On Tuesday the founder and CEO of Good Goods, took a seat on the throne and didn’t get off until 50 hours later – all while under the watchful eye of a webcam.

By then, Griffiths and company had raised more than $50,000 in pre-orders to fund the first bulk production run of Good Goods’ new line of toilet paper: ‘Who Gives A Crap’. Working with WaterAid, the company plans to dedicate 50 percent of the paper’s profits to build toilets and improve sanitation in developing countries.

“I’m off the loo, thank God,” Simmons said after his two day “sit,” as the company dubbed it. But Good Goods is still taking pre-orders for the products, and Griffiths said he hopes to raise $100,000 to fund a special “business range” of the toilet paper. (Check out the video below for more).

Unsurprisingly, the Australia-based Griffiths is a graduate of the Unreasonable Institute.

While the ‘Who Gives a Crap’ campaign triggers giggles, its intent is serious.

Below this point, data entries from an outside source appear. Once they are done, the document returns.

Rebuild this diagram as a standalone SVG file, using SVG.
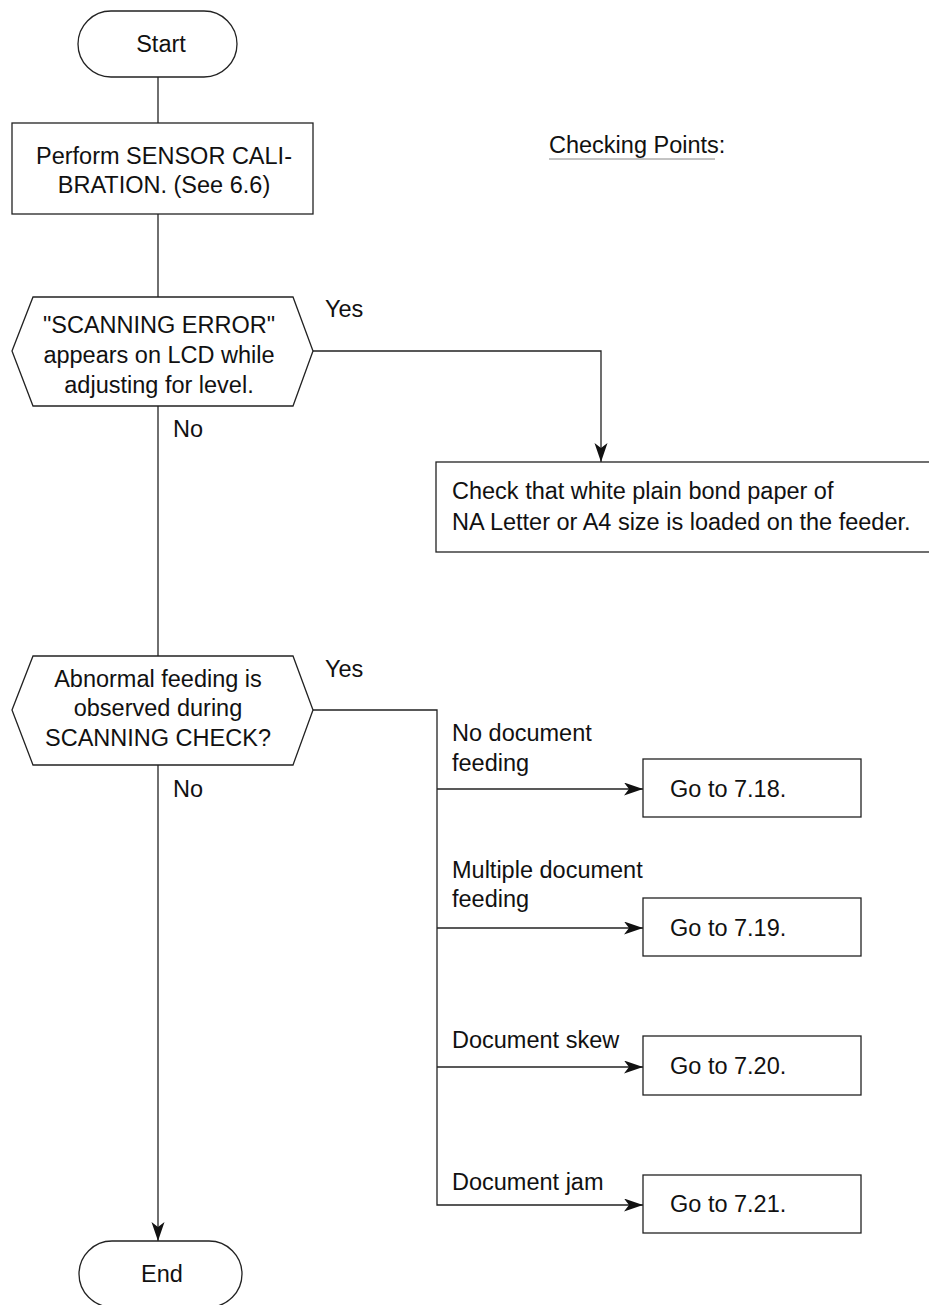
<svg xmlns="http://www.w3.org/2000/svg" width="929" height="1305" viewBox="0 0 929 1305">
<style>
.s{fill:#fff;stroke:#222;stroke-width:1.3}
.c{fill:none;stroke:#222;stroke-width:1.3}
text{font-family:"Liberation Sans",Arial,sans-serif;font-size:23.5px;fill:#111}
.m{text-anchor:middle}
</style>
<defs>
<marker id="ah" markerUnits="userSpaceOnUse" markerWidth="20" markerHeight="14" refX="19" refY="6.5" orient="auto">
<path d="M0,0 L19,6.5 L0,13 L5,6.5 Z" fill="#111"/>
</marker>
</defs>
<rect width="929" height="1305" fill="#fff"/>
<g id="connectors">
<path class="c" d="M158,77 V123"/>
<path class="c" d="M158,214 V297"/>
<path class="c" d="M158,406 V656"/>
<path class="c" d="M158,765 V1241" marker-end="url(#ah)"/>
<path class="c" d="M313,351 H601 V462" marker-end="url(#ah)"/>
<path class="c" d="M313,710 H437 V1205 H643" marker-end="url(#ah)"/>
<path class="c" d="M437,789 H643" marker-end="url(#ah)"/>
<path class="c" d="M437,928 H643" marker-end="url(#ah)"/>
<path class="c" d="M437,1067 H643" marker-end="url(#ah)"/>
</g>
<g id="start">
<rect class="s" x="78" y="11" width="159" height="66" rx="33" ry="33"/>
<text class="m" x="161" y="52">Start</text>
</g>
<g id="calib">
<rect class="s" x="12" y="123" width="301" height="91"/>
<text class="m" x="164" y="164">Perform SENSOR CALI-</text>
<text class="m" x="164" y="193">BRATION. (See 6.6)</text>
</g>
<g id="checking">
<text x="549" y="153">Checking Points:</text>
<line x1="549" y1="159" x2="715" y2="159" stroke="#888" stroke-width="1"/>
</g>
<g id="dec1">
<polygon class="s" points="12,351 33,297 293,297 313,351 293,406 33,406"/>
<text class="m" x="159" y="333">"SCANNING ERROR"</text>
<text class="m" x="159" y="363">appears on LCD while</text>
<text class="m" x="159" y="393">adjusting for level.</text>
<text x="325" y="317">Yes</text>
<text x="173" y="437">No</text>
</g>
<g id="checkpaper">
<rect class="s" x="436" y="462" width="500" height="90"/>
<text x="452" y="499">Check that white plain bond paper of</text>
<text x="452" y="530">NA Letter or A4 size is loaded on the feeder.</text>
</g>
<g id="dec2">
<polygon class="s" points="12,710 33,656 293,656 313,710 293,765 33,765"/>
<text class="m" x="158" y="687">Abnormal feeding is</text>
<text class="m" x="158" y="716">observed during</text>
<text class="m" x="158" y="746">SCANNING CHECK?</text>
<text x="325" y="677">Yes</text>
<text x="173" y="797">No</text>
</g>
<g id="labels">
<text x="452" y="741">No document</text>
<text x="452" y="771">feeding</text>
<text x="452" y="878">Multiple document</text>
<text x="452" y="907">feeding</text>
<text x="452" y="1048">Document skew</text>
<text x="452" y="1190">Document jam</text>
</g>
<g id="go718">
<rect class="s" x="643" y="759" width="218" height="58"/>
<text x="670" y="797">Go to 7.18.</text>
</g>
<g id="go719">
<rect class="s" x="643" y="898" width="218" height="58"/>
<text x="670" y="936">Go to 7.19.</text>
</g>
<g id="go720">
<rect class="s" x="643" y="1036" width="218" height="59"/>
<text x="670" y="1074">Go to 7.20.</text>
</g>
<g id="go721">
<rect class="s" x="643" y="1175" width="218" height="58"/>
<text x="670" y="1212">Go to 7.21.</text>
</g>
<g id="end">
<rect class="s" x="79" y="1241" width="163" height="66" rx="33" ry="33"/>
<text class="m" x="162" y="1282">End</text>
</g>
</svg>
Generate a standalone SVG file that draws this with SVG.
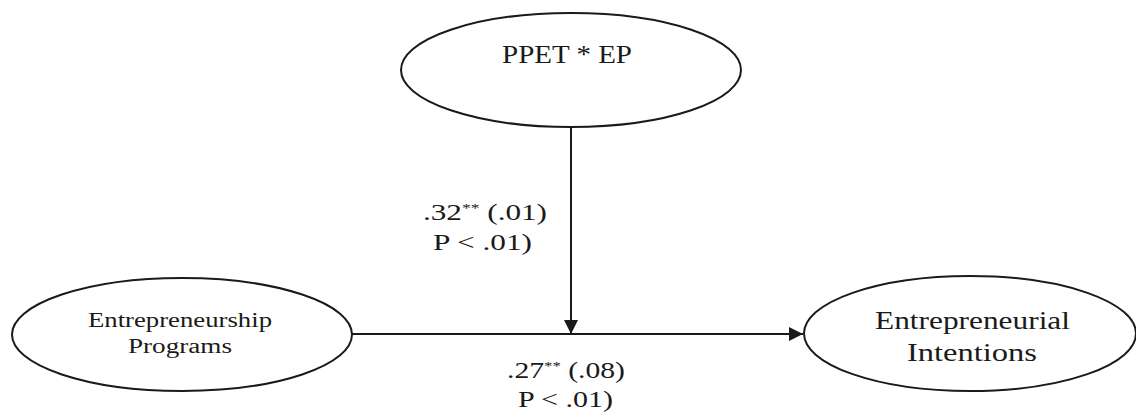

Some 2.5 billion people do not have access to basic sanitation, according to the World Health Organization.

Just how effective this rollout (pun intended) will be depends less on publicity stunts and much more on the fundamentals. Is this a good product? Can the company build a loyal customer base and gain access to supermarkets to expand beyond a small band of online shoppers? Will customers pay a premium for a social good? And related to that perennial question, will the company transparently show how its profits are making an impact?

One question I don’t have: Will the team have an attention-grabbing marketing campaign?

Setting Data Free

Speaking of crowdsourcing, last month USAID’s GeoCenter and Development Credit Authority turned to the masses by opening up its massive cache of loan guarantee data.

“Without the staff or resources to comb through 117,000 loan records on our own, we turned to the crowd for help in opening our data to the public,” wrote Ben Hubbard, director of USAID’s Development Credit Authority. “The released data represents an anonymized 117,000 loans made by these institutions thanks to risk-sharing agreements with the U.S. Government.”

The unshackling of this data and associated map, means entrepreneurs, donors, private aid workers and others can compare their data with that of USAID’s, building a more complete development picture. The complete dataset, associated map, and case study can all be accessed on USAID’s website.